Yeah, that was one of the first things I did. Didn't mean to leave that info out of my details.
"thepumpguysc" had a great recommendation I had not thought of, when it starts losing power loosen the fuel cap to verify if the vent hole is stopped up and pulling a vacuum. I've got to get on it and see later today. Will post the results one way or the other.
Thanks for the response!


----------



## Fedup (Feb 25, 2014)

TheRetiredBear said:


> Yeah, that was one of the first things I did. Didn't mean to leave that info out of my details.
> "thepumpguysc" had a great recommendation I had not thought of, when it starts losing power loosen the fuel cap to verify if the vent hole is stopped up and pulling a vacuum. I've got to get on it and see later today. Will post the results one way or the other.
> Thanks for the response!


I've heard that "loosen the fuel cap" theory mentioned more times than I can count. In practice, I don't think I can attribute that to being a fuel related problem I've found more than once or twice. Guess I'm just not that lucky. I'd be more inclined to look for a restriction than tank vacuum, but who knows? 

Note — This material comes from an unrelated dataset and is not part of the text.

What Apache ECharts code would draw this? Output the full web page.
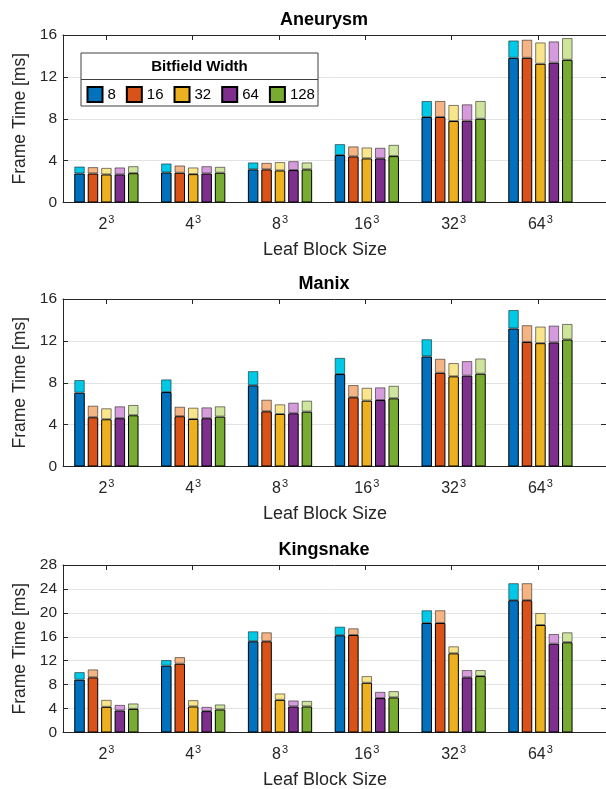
<!DOCTYPE html>
<html lang="en">
<head>
<meta charset="UTF-8">
<title>Frame Time vs Leaf Block Size</title>
<script src="https://cdn.jsdelivr.net/npm/echarts@6/dist/echarts.min.js"></script>
<style>html,body{margin:0;padding:0;background:#fff}</style>
</head>
<body>
<div id="main" style="width:606px;height:789px;"></div>
<script>
// leaf block sizes (base of the cube), bitfield widths
const blockBase = ['2', '4', '8', '16', '32', '64'];
const widths = ['8', '16', '32', '64', '128'];

// one row per bitfield width, one column per block size
// "lower" = dark part of the bar, "total" = full bar height
const aneurysmLower = [
  [2.77, 2.87, 3.16, 4.53, 8.17, 13.82],
  [2.77, 2.84, 3.16, 4.40, 8.17, 13.82],
  [2.68, 2.71, 3.06, 4.21, 7.78, 13.25],
  [2.68, 2.77, 3.10, 4.21, 7.81, 13.35],
  [2.80, 2.84, 3.16, 4.43, 8.00, 13.63]
];
const aneurysmTotal = [
  [3.44, 3.73, 3.83, 5.58, 9.70, 15.48],
  [3.38, 3.54, 3.79, 5.36, 9.70, 15.55],
  [3.31, 3.35, 3.86, 5.26, 9.32, 15.29],
  [3.35, 3.47, 3.95, 5.23, 9.38, 15.39],
  [3.47, 3.41, 3.83, 5.51, 9.70, 15.71]
];
const manixLower = [
  [7.05, 7.11, 7.75, 8.83, 10.51, 13.18],
  [4.70, 4.80, 5.27, 6.61, 8.95, 11.90],
  [4.51, 4.54, 5.02, 6.29, 8.61, 11.78],
  [4.61, 4.61, 5.08, 6.35, 8.67, 11.85],
  [4.89, 4.76, 5.24, 6.51, 8.86, 12.13]
];
const manixTotal = [
  [8.26, 8.32, 9.11, 10.38, 12.16, 14.95],
  [5.81, 5.71, 6.38, 7.78, 10.29, 13.50],
  [5.56, 5.62, 5.94, 7.52, 9.88, 13.37],
  [5.75, 5.65, 6.10, 7.56, 10.07, 13.46],
  [5.88, 5.75, 6.29, 7.71, 10.32, 13.62]
];
const kingsnakeLower = [
  [8.82, 11.16, 15.24, 16.25, 18.31, 22.11],
  [9.21, 11.49, 15.24, 16.30, 18.31, 22.11],
  [4.29, 4.35, 5.46, 8.31, 13.23, 17.97],
  [3.68, 3.57, 4.35, 5.75, 9.21, 14.84],
  [3.95, 3.85, 4.35, 5.86, 9.43, 15.08]
];
const kingsnakeTotal = [
  [10.10, 12.11, 16.92, 17.69, 20.44, 24.96],
  [10.55, 12.61, 16.75, 17.42, 20.44, 24.96],
  [5.46, 5.41, 6.53, 9.43, 14.41, 19.98],
  [4.62, 4.29, 5.36, 6.80, 10.44, 16.47],
  [4.86, 4.69, 5.29, 6.92, 10.44, 16.75]
];
const yMax = [16, 16, 28];

const darkColors = ['#0072BD', '#D95319', '#EDB120', '#7E2F8E', '#77AC30'];
const lightColors = ['#00C9E8', '#F4B483', '#F9E58C', '#D69BDA', '#CFE49D'];

const panels = [
  { title: 'Aneurysm', lower: aneurysmLower, total: aneurysmTotal, top: 35 },
  { title: 'Manix', lower: manixLower, total: manixTotal, top: 299 },
  { title: 'Kingsnake', lower: kingsnakeLower, total: kingsnakeTotal, top: 565 }
];

const font = 'Liberation Sans, Arial, Helvetica, sans-serif';
const axisColor = '#262626';
const plotH = 167.5;
const ticks = [1, 2, 3, 4, 5, 6];
// the axes box runs past the right edge of the picture (cropped figure)
const boxMax = 6.79;
const unit = 546 / (boxMax - 0.5);

var myChart = echarts.init(document.getElementById('main'));

let grids = [], xAxes = [], yAxes = [], series = [], graphics = [];

panels.forEach((p, pi) => {
  // grid for the bars: 6 categories, each one "unit" wide
  let barGrid = grids.length;
  grids.push({ left: 63, width: 6 * unit, top: p.top, height: plotH });
  // grid for the box, grid lines and ticks
  let boxGrid = grids.length;
  grids.push({ left: 63, right: -3, top: p.top, height: plotH });

  let bx = xAxes.length;
  xAxes.push({
    type: 'category', gridIndex: barGrid, data: blockBase,
    axisLine: { show: false }, axisTick: { show: false },
    axisLabel: {
      margin: 12,
      formatter: v => '{b|' + v + '}{s|3}',
      rich: {
        b: { fontFamily: font, fontSize: 16, color: axisColor },
        s: { fontFamily: font, fontSize: 11, color: axisColor, verticalAlign: 'bottom', padding: [0, 0, 10, 1] }
      }
    },
    splitLine: { show: false }
  });
  let by = yAxes.length;
  yAxes.push({ type: 'value', gridIndex: barGrid, min: 0, max: yMax[pi], interval: 4, show: false });

  // box edges
  ['bottom', 'top'].forEach(pos => {
    xAxes.push({
      type: 'value', gridIndex: boxGrid, min: 0.5, max: boxMax, position: pos,
      axisLine: { show: true, onZero: false, lineStyle: { color: axisColor, width: 1 } },
      axisTick: { show: true, inside: true, length: 5, customValues: ticks, lineStyle: { color: axisColor } },
      axisLabel: { show: false },
      splitLine: { show: false }
    });
  });
  yAxes.push({
    type: 'value', gridIndex: boxGrid, min: 0, max: yMax[pi], interval: 4,
    name: 'Frame Time [ms]', nameLocation: 'middle', nameGap: 31,
    nameTextStyle: { fontFamily: font, fontSize: 17.5, color: axisColor },
    axisLine: { show: true, lineStyle: { color: axisColor, width: 1 } },
    axisTick: { show: true, inside: true, length: 5, lineStyle: { color: axisColor } },
    axisLabel: { fontFamily: font, fontSize: 15.5, color: axisColor, margin: 6 },
    splitLine: { show: true, lineStyle: { color: '#e3e3e3', width: 1 } }
  });
  yAxes.push({
    type: 'value', gridIndex: boxGrid, min: 0, max: yMax[pi], interval: 4, position: 'right',
    axisLine: { show: true, lineStyle: { color: axisColor } },
    axisTick: { show: true, inside: true, length: 5, lineStyle: { color: axisColor } },
    axisLabel: { show: false },
    splitLine: { show: false }
  });

  widths.forEach((w, wi) => {
    let lower = p.lower[wi], total = p.total[wi];
    series.push({
      type: 'bar', name: w, xAxisIndex: bx, yAxisIndex: by,
      stack: 'p' + pi + 'w' + wi, barWidth: 10.5, barGap: '28%',
      itemStyle: { color: darkColors[wi], borderColor: '#000', borderWidth: 1 },
      data: lower
    });
    series.push({
      type: 'bar', name: w + ' extra', xAxisIndex: bx, yAxisIndex: by,
      stack: 'p' + pi + 'w' + wi, barWidth: 10.5, barGap: '28%',
      itemStyle: { color: lightColors[wi], borderColor: 'rgba(0,0,0,0.5)', borderWidth: 1 },
      data: total.map((v, i) => +(v - lower[i]).toFixed(2))
    });
  });

  graphics.push({
    type: 'text', x: 324, y: p.top - 15,
    style: { text: p.title, font: 'bold 18px ' + font, fill: '#000', textAlign: 'center', textVerticalAlign: 'middle' }
  });
  graphics.push({
    type: 'text', x: 325, y: p.top + plotH + 48,
    style: { text: 'Leaf Block Size', font: '18px ' + font, fill: axisColor, textAlign: 'center', textVerticalAlign: 'middle' }
  });
});

// legend box with its heading
graphics.push({
  type: 'rect', z: 3, shape: { x: 81, y: 53, width: 237, height: 53 },
  style: { fill: '#fff', stroke: '#404040', lineWidth: 1 }
});
graphics.push({
  type: 'line', z: 3, shape: { x1: 81, y1: 79.5, x2: 318, y2: 79.5 },
  style: { stroke: '#404040', lineWidth: 1 }
});
graphics.push({
  type: 'text', z: 4, x: 199.5, y: 66.5,
  style: { text: 'Bitfield Width', font: 'bold 15px ' + font, fill: '#000', textAlign: 'center', textVerticalAlign: 'middle' }
});

var option = {
  animation: false,
  grid: grids,
  xAxis: xAxes,
  yAxis: yAxes,
  legend: {
    data: widths, left: 86.5, top: 86, padding: 0, z: 5,
    orient: 'horizontal', icon: 'rect', itemWidth: 15, itemHeight: 15, itemGap: 10,
    textStyle: { fontFamily: font, fontSize: 15, color: '#000' }
  },
  graphic: graphics,
  series: series
};
myChart.setOption(option);
</script>
</body>
</html>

I would start at the filter, even though you say you've changed it with no improvement. The tank is in the back, so the engine is basically gravity fed. The supply hose from the tank has been checked, right? With that disconnected (on the engine side), plenty of fuel flowing through the hose? What about the hose barb it it goes to?? You'd be surprised how much strange stuff I've seen collect in that fitting. You have hose on both sides if the filter base, does fuel flow out as well as it flows in? There is also a mechanical supply pump. You have confirmed that it's pulsing a good steam of fuel?


----------



## willy81 (Jan 30, 2020)

Anyone that owns a tractor should check the web out for a 
parts list for their tractor, it shows how the parts go together
and makes it easy to understand how to remove or repair
your tractor and then you have the parts numbers.
It makes it very easy to see what part you are looking 
for and will save you a lot of time.

willy


----------